Plotting code records:
..........

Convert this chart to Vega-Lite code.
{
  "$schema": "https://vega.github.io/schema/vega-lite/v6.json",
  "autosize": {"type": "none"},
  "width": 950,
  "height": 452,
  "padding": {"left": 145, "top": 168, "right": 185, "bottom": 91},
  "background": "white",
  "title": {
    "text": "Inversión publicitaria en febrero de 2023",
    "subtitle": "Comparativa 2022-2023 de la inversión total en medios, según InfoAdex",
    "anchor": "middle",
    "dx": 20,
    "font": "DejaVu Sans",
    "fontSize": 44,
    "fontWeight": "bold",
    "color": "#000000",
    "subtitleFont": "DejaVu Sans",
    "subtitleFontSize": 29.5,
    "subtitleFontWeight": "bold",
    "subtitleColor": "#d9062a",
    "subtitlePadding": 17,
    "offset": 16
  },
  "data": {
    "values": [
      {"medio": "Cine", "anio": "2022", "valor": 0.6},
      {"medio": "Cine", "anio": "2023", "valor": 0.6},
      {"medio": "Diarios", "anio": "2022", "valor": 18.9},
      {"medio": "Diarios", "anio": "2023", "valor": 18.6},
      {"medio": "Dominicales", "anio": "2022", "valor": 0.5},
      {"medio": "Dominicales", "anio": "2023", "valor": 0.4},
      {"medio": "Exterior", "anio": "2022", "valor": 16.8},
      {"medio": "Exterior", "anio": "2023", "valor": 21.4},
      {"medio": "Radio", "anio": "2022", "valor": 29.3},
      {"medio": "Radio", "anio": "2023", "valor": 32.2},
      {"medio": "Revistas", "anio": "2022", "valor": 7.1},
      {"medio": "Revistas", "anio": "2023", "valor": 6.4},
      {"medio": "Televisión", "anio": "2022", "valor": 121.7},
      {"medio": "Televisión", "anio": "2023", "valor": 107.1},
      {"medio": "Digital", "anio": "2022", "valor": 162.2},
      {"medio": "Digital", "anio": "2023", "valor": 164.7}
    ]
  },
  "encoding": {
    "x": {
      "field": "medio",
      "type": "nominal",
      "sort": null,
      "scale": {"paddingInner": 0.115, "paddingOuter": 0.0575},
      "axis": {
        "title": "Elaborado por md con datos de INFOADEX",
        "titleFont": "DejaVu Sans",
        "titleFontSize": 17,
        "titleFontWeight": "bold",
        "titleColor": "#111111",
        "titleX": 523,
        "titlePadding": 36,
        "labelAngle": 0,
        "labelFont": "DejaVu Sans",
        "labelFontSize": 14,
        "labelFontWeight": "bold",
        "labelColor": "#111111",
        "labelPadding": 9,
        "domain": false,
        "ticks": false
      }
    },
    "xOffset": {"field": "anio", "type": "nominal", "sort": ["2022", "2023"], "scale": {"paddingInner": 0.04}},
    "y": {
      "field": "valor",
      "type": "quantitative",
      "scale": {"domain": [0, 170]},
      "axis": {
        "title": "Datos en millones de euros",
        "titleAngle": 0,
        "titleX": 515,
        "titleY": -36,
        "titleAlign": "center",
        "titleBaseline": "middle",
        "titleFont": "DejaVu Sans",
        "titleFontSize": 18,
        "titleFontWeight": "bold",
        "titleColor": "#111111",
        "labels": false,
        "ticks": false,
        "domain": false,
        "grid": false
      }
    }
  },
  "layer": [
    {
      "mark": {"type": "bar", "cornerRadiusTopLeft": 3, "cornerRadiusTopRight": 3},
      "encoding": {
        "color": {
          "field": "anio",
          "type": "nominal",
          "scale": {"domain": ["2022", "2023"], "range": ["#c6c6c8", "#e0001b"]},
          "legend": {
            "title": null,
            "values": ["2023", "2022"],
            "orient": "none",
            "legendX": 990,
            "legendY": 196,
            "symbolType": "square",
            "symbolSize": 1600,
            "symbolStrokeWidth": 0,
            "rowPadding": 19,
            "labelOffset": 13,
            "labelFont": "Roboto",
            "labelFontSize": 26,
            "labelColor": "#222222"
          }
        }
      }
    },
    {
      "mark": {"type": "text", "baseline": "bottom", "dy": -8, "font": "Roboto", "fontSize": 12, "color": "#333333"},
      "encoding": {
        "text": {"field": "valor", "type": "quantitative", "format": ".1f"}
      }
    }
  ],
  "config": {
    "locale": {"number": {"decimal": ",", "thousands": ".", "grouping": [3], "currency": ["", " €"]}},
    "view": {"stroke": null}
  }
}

..........

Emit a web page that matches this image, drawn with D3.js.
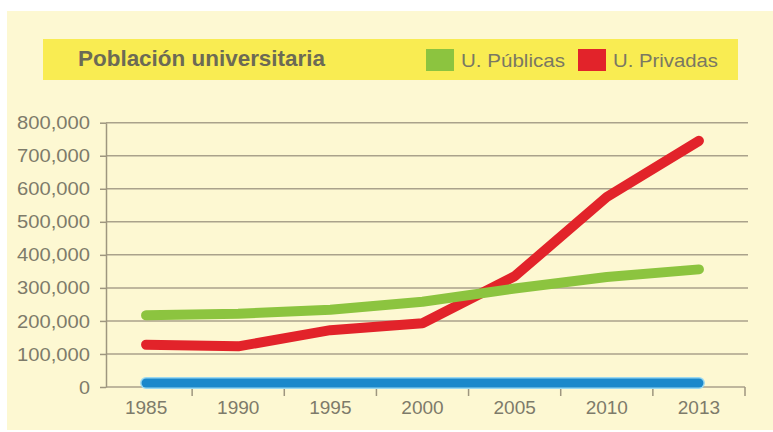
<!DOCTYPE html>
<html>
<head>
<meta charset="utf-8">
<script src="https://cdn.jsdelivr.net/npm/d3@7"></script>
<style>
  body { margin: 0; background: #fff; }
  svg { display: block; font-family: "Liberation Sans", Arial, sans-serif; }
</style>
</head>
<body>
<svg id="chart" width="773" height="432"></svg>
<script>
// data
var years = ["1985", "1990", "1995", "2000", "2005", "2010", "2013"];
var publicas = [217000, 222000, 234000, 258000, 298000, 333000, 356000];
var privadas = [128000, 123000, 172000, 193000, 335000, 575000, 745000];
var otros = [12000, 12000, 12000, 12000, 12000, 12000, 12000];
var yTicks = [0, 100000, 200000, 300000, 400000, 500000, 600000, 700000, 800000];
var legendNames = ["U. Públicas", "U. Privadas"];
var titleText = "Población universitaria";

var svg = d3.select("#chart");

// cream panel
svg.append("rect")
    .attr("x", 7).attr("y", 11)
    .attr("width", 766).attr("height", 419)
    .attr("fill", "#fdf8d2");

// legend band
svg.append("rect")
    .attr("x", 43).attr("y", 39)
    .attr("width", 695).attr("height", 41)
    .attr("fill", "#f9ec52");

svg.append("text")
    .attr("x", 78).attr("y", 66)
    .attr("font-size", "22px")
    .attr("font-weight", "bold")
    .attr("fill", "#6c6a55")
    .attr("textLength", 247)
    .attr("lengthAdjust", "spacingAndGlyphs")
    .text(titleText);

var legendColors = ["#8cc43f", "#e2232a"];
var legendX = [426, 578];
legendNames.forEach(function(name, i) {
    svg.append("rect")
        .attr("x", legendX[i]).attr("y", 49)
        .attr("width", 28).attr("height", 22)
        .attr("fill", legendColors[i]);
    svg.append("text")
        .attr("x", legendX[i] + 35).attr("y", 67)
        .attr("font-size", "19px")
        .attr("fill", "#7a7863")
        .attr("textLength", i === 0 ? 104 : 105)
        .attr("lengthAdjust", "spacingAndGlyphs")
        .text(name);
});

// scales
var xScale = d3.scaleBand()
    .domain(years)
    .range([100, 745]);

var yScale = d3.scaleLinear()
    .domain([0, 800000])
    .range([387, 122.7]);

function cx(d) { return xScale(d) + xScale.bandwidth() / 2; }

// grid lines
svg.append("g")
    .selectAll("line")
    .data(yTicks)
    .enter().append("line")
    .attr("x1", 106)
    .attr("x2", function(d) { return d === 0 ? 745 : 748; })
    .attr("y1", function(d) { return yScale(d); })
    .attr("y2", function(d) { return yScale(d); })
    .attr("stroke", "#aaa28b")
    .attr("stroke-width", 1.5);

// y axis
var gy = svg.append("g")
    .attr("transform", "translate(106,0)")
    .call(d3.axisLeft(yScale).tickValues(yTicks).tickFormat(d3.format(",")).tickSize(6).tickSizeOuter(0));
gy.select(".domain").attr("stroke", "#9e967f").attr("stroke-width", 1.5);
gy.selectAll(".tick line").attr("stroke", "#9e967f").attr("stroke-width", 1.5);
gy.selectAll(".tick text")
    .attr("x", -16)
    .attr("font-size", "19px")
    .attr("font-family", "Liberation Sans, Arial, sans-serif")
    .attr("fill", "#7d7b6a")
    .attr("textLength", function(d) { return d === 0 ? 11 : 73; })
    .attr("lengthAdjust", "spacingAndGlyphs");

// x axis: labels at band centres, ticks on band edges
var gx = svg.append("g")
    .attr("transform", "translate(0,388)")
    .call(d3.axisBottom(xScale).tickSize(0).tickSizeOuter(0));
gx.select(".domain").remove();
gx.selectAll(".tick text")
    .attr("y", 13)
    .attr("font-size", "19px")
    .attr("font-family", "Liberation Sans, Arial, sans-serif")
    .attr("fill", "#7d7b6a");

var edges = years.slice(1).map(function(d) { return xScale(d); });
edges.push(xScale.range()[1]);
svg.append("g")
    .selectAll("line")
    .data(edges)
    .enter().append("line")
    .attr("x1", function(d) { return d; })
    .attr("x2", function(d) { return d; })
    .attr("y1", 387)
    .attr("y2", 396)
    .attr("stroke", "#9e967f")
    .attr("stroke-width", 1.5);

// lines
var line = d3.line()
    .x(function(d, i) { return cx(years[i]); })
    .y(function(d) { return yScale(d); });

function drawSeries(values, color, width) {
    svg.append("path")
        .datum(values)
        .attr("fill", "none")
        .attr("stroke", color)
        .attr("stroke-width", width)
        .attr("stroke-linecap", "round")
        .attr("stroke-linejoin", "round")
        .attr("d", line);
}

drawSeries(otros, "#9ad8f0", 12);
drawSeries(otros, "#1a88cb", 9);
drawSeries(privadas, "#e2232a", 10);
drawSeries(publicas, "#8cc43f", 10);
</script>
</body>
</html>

..........

▸ **WHAT IS NEEDED**: Write out, exactly and with nothing added, everything from the line with "Emit a web page" down to the line with "return xScale(d) +", both included. Drop any pictures.

▸ **THE RESULT**:
Emit a web page that matches this image, drawn with D3.js.
<!DOCTYPE html>
<html>
<head>
<meta charset="utf-8">
<script src="https://cdn.jsdelivr.net/npm/d3@7"></script>
<style>
  body { margin: 0; background: #fff; }
  svg { display: block; font-family: "Liberation Sans", Arial, sans-serif; }
</style>
</head>
<body>
<svg id="chart" width="773" height="432"></svg>
<script>
// data
var years = ["1985", "1990", "1995", "2000", "2005", "2010", "2013"];
var publicas = [217000, 222000, 234000, 258000, 298000, 333000, 356000];
var privadas = [128000, 123000, 172000, 193000, 335000, 575000, 745000];
var otros = [12000, 12000, 12000, 12000, 12000, 12000, 12000];
var yTicks = [0, 100000, 200000, 300000, 400000, 500000, 600000, 700000, 800000];
var legendNames = ["U. Públicas", "U. Privadas"];
var titleText = "Población universitaria";

var svg = d3.select("#chart");

// cream panel
svg.append("rect")
    .attr("x", 7).attr("y", 11)
    .attr("width", 766).attr("height", 419)
    .attr("fill", "#fdf8d2");

// legend band
svg.append("rect")
    .attr("x", 43).attr("y", 39)
    .attr("width", 695).attr("height", 41)
    .attr("fill", "#f9ec52");

svg.append("text")
    .attr("x", 78).attr("y", 66)
    .attr("font-size", "22px")
    .attr("font-weight", "bold")
    .attr("fill", "#6c6a55")
    .attr("textLength", 247)
    .attr("lengthAdjust", "spacingAndGlyphs")
    .text(titleText);

var legendColors = ["#8cc43f", "#e2232a"];
var legendX = [426, 578];
legendNames.forEach(function(name, i) {
    svg.append("rect")
        .attr("x", legendX[i]).attr("y", 49)
        .attr("width", 28).attr("height", 22)
        .attr("fill", legendColors[i]);
    svg.append("text")
        .attr("x", legendX[i] + 35).attr("y", 67)
        .attr("font-size", "19px")
        .attr("fill", "#7a7863")
        .attr("textLength", i === 0 ? 104 : 105)
        .attr("lengthAdjust", "spacingAndGlyphs")
        .text(name);
});

// scales
var xScale = d3.scaleBand()
    .domain(years)
    .range([100, 745]);

var yScale = d3.scaleLinear()
    .domain([0, 800000])
    .range([387, 122.7]);

function cx(d) { return xScale(d) + xScale.bandwidth() / 2; }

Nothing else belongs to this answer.